→ **What the task requires**: Below are some records. Output the lines from the first one through the line that holds "ReferenceLine, XAxis, YAxis", exactly as written, with no pictures.

→ **Task material**:

───

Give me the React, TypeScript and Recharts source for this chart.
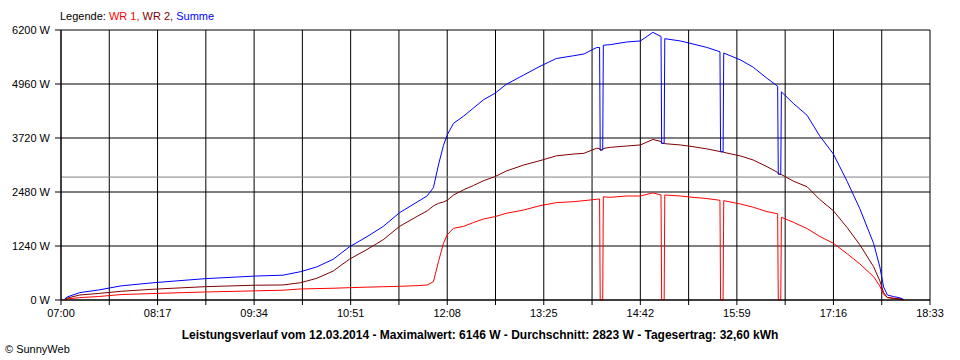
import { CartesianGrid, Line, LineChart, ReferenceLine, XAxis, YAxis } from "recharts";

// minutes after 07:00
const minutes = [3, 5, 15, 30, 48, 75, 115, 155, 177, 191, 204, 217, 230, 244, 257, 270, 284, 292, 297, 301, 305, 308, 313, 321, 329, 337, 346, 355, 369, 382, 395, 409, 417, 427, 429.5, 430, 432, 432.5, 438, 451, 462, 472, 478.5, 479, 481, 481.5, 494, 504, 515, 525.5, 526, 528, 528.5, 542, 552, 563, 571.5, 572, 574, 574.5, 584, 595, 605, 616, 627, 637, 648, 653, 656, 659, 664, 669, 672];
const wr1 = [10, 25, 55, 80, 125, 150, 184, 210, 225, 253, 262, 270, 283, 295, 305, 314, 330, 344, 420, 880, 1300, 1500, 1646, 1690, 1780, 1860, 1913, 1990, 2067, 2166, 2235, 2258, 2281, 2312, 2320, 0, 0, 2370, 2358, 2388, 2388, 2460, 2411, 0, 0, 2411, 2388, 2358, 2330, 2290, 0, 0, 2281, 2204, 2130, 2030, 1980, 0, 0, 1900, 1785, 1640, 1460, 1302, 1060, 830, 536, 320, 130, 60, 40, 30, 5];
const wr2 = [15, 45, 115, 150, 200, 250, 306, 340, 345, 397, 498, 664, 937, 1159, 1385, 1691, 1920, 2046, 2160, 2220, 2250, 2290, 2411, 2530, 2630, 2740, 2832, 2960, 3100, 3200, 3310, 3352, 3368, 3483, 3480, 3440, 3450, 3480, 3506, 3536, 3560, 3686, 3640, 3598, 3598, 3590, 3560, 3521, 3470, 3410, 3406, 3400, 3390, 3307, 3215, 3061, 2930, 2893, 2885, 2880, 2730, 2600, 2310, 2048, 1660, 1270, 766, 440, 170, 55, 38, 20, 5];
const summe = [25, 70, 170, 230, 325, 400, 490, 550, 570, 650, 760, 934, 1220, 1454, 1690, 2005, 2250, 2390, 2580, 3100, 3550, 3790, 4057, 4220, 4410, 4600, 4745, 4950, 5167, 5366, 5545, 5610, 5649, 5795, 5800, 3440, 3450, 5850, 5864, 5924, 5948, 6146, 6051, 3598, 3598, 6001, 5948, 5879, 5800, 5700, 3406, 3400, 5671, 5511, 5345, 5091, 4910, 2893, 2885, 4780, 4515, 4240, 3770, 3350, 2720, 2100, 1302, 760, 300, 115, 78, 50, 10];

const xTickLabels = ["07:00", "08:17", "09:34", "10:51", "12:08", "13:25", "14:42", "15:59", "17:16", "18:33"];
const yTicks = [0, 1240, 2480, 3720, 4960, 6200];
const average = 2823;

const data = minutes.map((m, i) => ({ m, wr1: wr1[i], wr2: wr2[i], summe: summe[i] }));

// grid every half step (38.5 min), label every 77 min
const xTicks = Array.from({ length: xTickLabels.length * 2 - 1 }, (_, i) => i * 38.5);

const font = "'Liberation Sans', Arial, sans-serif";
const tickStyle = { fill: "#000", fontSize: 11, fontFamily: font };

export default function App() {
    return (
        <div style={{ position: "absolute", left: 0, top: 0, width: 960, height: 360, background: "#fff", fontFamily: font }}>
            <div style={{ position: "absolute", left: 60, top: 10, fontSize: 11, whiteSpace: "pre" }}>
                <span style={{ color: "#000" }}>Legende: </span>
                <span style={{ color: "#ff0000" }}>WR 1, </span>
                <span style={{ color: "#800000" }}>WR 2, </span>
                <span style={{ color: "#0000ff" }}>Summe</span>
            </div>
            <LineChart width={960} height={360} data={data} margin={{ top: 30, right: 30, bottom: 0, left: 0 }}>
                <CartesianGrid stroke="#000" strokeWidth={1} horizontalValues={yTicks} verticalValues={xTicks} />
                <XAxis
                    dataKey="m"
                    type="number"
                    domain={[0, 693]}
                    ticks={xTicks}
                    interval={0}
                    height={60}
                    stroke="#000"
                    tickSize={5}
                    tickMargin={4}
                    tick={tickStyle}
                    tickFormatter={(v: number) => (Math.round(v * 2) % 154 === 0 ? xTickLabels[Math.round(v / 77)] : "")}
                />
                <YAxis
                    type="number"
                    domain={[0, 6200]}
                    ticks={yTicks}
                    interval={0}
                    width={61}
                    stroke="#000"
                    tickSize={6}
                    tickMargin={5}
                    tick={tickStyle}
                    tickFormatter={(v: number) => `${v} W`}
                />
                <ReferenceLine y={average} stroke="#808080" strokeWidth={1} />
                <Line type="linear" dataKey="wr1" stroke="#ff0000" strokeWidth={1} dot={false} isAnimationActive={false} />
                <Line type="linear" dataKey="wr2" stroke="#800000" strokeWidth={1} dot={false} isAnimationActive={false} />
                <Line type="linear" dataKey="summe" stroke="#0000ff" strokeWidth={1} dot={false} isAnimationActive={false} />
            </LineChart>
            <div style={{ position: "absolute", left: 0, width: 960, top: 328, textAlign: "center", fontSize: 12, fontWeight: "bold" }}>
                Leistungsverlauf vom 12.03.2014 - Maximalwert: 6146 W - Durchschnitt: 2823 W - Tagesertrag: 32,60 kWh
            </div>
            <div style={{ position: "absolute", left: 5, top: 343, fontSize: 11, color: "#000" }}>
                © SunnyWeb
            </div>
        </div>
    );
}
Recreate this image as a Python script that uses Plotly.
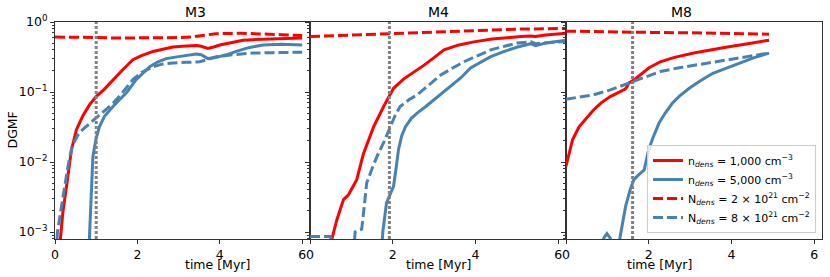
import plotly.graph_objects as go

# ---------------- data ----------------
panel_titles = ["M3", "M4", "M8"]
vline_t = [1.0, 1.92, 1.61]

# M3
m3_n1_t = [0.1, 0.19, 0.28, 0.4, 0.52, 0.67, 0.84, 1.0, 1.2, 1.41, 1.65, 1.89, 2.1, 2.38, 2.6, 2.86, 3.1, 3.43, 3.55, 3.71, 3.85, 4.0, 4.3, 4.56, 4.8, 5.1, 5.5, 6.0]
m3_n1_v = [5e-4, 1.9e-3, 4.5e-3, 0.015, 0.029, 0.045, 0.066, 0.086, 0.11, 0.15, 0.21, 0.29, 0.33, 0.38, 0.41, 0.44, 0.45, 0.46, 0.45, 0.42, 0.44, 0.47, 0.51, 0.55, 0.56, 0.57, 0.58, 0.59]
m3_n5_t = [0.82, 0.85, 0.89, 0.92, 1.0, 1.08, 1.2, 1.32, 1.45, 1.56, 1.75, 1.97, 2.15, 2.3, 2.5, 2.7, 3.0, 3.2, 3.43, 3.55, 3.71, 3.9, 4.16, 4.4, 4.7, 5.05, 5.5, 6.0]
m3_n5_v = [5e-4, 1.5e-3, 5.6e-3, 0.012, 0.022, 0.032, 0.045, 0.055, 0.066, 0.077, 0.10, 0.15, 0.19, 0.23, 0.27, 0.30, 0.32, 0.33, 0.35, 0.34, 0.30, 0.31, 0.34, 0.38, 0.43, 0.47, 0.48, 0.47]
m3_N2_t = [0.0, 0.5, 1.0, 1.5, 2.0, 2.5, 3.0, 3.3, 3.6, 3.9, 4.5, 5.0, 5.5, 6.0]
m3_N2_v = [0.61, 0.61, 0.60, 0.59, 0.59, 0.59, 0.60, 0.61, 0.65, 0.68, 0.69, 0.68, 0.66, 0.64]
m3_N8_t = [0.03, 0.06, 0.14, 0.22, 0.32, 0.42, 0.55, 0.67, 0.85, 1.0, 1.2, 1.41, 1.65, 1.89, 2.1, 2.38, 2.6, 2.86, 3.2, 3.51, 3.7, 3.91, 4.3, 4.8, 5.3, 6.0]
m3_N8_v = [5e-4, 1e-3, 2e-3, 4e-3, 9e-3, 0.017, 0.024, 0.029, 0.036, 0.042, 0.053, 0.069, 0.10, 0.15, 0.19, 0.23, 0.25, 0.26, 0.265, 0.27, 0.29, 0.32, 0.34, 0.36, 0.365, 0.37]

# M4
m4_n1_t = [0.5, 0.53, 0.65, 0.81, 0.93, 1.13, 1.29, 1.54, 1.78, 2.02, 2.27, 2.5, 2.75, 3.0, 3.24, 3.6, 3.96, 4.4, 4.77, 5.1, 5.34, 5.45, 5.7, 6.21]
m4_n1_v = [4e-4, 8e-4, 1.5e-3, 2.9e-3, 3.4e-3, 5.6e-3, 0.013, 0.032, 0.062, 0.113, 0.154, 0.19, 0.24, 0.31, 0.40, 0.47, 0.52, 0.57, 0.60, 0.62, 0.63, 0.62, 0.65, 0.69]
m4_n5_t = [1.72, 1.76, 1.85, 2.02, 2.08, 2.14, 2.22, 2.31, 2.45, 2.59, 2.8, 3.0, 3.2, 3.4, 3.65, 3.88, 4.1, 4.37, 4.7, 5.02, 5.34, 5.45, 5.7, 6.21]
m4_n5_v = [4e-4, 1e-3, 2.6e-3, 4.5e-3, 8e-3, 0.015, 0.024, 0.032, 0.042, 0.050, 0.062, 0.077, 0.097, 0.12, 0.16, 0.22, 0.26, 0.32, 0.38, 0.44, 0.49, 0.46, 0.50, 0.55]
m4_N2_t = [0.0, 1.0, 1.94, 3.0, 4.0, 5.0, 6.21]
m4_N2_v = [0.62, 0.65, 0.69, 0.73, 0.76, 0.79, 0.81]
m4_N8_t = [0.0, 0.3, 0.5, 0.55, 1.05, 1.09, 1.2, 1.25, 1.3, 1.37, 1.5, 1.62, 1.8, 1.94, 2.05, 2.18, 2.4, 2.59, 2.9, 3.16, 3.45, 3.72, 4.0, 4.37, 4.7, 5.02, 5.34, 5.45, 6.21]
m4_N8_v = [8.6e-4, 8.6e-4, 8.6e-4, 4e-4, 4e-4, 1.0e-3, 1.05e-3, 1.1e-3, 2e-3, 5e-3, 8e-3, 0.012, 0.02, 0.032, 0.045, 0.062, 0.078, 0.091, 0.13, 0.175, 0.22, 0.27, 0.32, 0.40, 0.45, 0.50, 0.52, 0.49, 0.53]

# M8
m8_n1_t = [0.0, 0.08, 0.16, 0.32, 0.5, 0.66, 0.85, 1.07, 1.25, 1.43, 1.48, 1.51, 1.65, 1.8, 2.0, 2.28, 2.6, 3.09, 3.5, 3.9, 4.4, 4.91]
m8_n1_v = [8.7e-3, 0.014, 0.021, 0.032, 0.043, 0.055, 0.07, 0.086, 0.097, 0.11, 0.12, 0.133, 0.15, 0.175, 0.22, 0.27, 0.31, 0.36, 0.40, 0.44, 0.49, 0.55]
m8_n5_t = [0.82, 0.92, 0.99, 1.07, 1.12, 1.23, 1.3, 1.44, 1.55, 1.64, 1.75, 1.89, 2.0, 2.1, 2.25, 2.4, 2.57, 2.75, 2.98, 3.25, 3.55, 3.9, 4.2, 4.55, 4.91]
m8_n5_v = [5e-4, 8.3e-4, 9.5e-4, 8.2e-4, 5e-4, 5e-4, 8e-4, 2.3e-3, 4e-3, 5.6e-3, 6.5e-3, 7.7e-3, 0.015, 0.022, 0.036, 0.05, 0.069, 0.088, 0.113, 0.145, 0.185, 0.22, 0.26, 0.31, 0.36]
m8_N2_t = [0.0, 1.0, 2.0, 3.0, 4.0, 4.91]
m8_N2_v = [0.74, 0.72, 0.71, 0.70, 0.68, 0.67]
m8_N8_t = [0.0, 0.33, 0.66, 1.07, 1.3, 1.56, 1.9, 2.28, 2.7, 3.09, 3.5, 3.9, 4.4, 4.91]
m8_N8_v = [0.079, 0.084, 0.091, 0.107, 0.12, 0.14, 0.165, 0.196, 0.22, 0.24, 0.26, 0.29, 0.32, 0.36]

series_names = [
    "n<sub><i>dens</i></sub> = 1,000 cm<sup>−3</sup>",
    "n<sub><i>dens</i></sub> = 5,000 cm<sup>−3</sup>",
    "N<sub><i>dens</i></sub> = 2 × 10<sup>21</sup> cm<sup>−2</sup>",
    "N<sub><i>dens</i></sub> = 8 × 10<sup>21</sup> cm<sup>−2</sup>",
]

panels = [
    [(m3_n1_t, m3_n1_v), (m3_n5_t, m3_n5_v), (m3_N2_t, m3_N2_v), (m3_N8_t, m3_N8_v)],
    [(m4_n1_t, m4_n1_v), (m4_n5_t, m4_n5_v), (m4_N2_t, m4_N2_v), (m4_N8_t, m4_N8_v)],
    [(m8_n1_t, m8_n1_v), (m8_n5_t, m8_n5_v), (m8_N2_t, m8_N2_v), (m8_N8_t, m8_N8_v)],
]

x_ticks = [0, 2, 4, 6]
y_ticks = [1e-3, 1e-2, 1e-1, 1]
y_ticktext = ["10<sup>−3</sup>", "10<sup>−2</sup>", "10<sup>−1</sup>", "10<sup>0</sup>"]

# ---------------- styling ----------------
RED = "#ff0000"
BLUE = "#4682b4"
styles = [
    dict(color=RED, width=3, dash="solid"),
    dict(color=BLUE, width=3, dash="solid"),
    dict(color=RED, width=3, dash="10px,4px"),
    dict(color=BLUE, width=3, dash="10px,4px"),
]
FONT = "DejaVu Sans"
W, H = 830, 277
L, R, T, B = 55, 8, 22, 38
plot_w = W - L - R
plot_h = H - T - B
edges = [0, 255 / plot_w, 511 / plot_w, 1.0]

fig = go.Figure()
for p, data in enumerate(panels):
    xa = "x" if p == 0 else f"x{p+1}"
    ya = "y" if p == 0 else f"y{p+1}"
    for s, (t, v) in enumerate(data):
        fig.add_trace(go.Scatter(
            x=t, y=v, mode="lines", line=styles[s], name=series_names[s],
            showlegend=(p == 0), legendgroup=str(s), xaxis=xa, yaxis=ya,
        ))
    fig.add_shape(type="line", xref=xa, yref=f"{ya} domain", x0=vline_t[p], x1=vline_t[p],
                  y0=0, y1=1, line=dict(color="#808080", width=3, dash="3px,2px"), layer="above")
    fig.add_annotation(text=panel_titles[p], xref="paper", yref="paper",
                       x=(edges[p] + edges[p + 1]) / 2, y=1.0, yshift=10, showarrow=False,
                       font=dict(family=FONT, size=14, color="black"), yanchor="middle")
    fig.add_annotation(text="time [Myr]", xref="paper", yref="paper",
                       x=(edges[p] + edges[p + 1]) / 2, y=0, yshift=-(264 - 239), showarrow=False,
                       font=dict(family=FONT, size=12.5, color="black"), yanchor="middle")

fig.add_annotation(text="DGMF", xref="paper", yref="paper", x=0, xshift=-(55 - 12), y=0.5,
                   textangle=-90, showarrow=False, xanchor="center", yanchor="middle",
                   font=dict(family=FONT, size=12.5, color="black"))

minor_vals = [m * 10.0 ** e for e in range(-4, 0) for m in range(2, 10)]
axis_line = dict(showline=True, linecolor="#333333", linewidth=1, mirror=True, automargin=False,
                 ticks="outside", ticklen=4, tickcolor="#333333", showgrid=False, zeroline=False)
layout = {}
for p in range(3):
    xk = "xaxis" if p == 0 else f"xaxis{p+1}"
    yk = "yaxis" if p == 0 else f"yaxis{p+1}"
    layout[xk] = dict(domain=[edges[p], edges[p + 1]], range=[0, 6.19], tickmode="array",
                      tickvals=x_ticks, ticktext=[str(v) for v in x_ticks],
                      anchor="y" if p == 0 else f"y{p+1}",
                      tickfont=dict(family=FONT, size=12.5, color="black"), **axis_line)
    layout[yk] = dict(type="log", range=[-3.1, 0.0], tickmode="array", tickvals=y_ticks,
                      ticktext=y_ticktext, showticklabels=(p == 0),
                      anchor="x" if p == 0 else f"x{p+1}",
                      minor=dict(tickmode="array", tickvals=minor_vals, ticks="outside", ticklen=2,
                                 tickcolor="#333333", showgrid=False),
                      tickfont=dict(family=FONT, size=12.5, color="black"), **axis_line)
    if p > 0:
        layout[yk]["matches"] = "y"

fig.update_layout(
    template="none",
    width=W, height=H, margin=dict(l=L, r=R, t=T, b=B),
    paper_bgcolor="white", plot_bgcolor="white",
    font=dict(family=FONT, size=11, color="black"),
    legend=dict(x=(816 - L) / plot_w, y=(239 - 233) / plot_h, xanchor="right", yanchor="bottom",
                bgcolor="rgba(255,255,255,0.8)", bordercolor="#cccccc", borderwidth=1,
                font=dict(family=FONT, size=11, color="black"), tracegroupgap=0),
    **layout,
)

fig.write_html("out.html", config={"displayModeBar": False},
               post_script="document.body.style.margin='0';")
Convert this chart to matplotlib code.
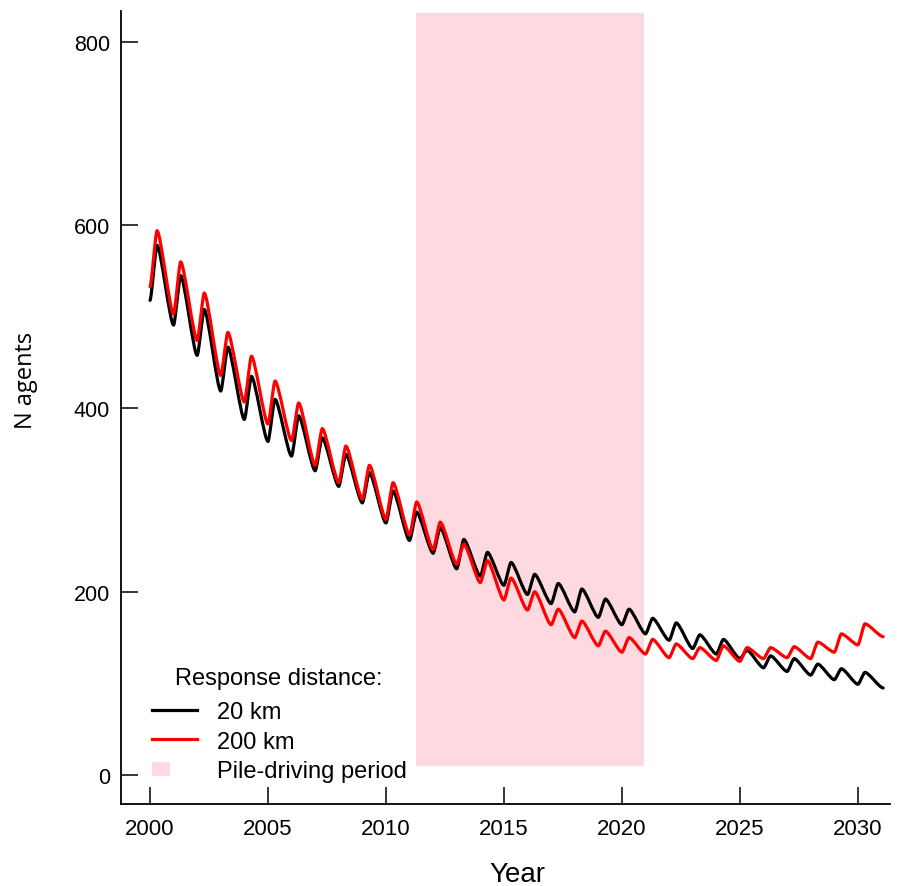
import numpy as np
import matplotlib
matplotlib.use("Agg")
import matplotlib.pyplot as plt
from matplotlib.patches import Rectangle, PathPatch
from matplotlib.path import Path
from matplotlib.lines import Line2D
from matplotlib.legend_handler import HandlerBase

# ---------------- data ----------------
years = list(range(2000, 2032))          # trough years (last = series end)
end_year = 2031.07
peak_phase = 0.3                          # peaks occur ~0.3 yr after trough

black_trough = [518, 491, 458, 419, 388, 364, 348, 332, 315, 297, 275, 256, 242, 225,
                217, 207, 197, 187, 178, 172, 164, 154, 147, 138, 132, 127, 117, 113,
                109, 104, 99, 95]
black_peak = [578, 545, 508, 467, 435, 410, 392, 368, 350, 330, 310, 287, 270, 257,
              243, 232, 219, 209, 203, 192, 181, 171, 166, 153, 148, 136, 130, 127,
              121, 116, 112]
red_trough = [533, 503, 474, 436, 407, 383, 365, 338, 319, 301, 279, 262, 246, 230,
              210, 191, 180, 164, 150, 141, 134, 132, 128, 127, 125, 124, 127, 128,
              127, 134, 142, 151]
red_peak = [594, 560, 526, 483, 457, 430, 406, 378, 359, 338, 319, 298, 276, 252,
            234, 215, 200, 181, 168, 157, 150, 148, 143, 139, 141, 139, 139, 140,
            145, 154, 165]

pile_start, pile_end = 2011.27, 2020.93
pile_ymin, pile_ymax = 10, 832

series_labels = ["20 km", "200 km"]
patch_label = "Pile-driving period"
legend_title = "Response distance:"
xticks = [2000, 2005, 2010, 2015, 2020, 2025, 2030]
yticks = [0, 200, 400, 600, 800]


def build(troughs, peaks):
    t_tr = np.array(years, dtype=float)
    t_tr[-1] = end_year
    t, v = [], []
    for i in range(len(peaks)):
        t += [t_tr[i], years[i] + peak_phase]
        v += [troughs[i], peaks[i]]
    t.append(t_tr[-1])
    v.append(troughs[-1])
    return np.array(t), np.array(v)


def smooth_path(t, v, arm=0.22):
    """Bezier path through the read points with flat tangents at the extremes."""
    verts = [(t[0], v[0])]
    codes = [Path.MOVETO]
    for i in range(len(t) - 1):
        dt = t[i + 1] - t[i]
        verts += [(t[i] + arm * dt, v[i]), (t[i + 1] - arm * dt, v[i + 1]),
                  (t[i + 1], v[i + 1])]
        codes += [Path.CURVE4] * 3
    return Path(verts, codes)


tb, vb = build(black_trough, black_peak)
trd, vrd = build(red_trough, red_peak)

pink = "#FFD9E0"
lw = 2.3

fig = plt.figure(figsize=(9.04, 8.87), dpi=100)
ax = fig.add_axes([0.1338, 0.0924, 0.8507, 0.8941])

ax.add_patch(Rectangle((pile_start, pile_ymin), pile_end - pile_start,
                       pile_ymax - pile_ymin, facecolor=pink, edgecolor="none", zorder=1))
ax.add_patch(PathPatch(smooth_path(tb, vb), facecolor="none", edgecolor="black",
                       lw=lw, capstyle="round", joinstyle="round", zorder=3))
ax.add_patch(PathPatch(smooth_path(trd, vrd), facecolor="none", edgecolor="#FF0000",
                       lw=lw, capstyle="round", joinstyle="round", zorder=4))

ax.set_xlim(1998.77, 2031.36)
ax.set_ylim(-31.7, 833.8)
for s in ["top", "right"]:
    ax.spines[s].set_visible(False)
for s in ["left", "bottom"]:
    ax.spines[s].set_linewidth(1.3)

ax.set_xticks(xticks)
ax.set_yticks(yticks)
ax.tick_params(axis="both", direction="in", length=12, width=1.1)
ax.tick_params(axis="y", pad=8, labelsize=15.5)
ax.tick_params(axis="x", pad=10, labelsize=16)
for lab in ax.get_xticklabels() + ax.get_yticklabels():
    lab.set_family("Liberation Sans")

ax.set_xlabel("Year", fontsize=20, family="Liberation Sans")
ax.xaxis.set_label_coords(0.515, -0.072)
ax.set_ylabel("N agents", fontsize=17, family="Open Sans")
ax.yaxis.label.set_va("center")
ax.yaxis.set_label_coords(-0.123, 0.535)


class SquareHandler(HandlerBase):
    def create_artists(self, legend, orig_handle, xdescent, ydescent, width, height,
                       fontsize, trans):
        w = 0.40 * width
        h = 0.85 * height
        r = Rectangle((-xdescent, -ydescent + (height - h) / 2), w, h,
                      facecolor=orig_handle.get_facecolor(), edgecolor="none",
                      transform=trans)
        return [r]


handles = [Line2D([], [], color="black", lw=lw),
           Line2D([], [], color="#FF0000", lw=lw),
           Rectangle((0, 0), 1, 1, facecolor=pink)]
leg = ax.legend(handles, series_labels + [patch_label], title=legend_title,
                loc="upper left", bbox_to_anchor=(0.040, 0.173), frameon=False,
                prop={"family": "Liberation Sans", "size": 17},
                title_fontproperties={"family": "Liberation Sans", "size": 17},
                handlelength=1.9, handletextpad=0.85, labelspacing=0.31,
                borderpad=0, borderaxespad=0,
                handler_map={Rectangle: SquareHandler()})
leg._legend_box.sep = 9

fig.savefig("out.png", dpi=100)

───

→ **Written reply**:
Give me the React, TypeScript and Recharts source for this chart.
import { CartesianGrid, Line, LineChart, ReferenceLine, XAxis, YAxis } from "recharts";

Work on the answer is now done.